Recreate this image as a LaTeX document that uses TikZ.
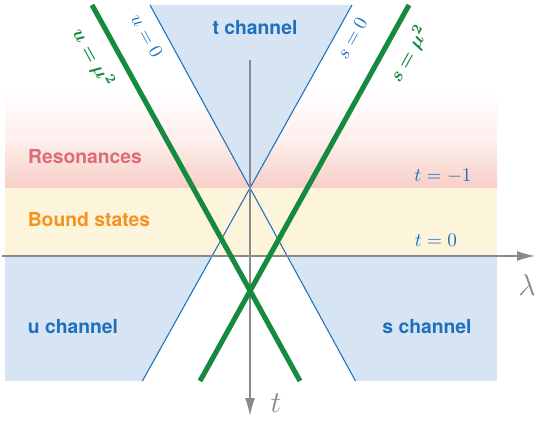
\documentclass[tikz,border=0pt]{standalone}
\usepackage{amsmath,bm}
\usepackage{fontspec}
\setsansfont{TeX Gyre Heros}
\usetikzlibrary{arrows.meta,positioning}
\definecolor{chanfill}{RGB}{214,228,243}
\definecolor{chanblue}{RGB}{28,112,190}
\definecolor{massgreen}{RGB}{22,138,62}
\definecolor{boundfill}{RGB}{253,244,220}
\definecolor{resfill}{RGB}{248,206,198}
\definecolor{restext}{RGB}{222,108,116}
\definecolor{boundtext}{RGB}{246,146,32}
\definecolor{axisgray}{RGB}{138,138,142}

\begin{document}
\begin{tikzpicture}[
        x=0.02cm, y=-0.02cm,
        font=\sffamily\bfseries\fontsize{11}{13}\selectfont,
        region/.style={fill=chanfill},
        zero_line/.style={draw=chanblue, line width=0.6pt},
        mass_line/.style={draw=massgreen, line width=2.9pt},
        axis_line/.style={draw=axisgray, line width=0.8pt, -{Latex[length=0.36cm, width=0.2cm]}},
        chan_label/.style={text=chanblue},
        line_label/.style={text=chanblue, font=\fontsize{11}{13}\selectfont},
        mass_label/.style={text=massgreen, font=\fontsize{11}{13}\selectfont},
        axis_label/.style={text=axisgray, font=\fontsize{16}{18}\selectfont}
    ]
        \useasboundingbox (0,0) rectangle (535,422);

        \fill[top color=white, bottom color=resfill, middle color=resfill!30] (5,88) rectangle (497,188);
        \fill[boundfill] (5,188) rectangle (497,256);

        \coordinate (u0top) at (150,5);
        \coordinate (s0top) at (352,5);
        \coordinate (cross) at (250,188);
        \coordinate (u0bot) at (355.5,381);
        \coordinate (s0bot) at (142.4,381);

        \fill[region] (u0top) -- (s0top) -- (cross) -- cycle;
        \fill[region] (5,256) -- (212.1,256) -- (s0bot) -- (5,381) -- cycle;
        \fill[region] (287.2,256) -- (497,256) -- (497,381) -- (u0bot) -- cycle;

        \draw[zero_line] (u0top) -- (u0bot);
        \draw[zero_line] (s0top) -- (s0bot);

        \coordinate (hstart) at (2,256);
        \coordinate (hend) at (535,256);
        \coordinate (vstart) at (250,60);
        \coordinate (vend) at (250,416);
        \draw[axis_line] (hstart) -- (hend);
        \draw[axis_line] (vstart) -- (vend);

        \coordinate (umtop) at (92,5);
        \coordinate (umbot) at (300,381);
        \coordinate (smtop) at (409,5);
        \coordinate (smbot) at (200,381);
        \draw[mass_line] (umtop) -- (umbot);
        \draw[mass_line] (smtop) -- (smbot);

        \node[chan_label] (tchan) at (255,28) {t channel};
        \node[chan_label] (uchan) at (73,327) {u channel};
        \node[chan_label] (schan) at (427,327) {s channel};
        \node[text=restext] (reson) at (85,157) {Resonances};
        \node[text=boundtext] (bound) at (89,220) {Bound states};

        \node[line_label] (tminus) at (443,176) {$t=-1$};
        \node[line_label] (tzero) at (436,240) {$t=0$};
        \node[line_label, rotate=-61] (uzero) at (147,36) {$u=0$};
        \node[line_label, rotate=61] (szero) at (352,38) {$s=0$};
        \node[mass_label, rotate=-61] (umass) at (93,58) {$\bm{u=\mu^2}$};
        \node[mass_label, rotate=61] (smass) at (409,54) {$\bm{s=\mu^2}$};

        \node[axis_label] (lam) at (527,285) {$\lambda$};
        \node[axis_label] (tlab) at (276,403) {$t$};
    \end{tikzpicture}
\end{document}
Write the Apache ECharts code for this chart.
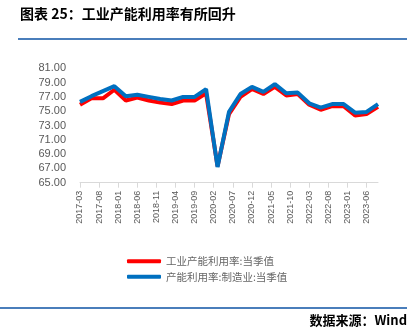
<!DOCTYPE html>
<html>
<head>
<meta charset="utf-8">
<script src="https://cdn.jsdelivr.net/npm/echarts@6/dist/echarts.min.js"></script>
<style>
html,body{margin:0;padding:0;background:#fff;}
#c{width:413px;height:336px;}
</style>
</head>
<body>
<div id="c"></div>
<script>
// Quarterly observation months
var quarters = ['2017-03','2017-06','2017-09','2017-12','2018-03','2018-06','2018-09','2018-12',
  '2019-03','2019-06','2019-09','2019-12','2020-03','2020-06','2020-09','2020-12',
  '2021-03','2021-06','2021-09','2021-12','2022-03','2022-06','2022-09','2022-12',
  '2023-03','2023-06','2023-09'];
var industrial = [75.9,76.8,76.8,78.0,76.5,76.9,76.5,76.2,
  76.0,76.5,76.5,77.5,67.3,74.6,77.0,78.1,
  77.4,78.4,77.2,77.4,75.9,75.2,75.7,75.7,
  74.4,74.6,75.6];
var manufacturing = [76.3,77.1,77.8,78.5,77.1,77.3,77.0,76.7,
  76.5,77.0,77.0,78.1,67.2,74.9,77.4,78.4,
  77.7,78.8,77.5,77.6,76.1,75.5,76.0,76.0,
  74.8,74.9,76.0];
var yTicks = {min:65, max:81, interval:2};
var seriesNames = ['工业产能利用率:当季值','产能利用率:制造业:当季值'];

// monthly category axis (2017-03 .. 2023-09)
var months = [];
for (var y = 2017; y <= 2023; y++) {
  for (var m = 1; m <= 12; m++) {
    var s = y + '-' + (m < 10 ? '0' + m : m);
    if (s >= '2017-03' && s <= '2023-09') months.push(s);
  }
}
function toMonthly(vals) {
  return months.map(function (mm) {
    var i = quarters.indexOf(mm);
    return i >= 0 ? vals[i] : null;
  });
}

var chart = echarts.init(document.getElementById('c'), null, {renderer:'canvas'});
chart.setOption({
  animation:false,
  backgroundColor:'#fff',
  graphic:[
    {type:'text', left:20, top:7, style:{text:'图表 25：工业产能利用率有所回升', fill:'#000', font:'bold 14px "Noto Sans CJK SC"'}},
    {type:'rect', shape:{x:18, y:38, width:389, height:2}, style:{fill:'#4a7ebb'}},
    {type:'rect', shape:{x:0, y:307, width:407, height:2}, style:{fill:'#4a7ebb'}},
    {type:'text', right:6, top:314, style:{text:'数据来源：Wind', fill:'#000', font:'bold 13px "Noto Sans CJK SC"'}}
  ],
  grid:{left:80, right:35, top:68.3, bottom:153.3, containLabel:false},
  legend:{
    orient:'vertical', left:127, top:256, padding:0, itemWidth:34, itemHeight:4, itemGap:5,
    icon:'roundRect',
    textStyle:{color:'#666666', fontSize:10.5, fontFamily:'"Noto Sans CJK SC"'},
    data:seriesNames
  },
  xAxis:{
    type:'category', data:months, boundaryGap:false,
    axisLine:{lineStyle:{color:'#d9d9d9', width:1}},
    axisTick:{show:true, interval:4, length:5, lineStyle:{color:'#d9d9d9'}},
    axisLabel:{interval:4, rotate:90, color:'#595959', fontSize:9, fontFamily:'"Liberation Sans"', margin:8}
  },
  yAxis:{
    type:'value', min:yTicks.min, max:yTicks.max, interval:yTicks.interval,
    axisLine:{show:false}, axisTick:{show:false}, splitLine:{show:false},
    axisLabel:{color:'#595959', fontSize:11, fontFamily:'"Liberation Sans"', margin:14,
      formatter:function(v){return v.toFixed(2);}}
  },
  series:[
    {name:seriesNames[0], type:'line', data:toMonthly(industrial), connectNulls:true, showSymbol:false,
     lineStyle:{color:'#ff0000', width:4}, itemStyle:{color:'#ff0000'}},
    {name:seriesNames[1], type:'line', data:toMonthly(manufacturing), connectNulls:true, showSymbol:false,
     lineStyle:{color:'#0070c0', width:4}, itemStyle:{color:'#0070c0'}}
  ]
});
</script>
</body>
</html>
▬▬▬▬▬▬
Work to be completed: In the listing, how many lines hold "this"? Answer with a bare number.

Exercise solution: 2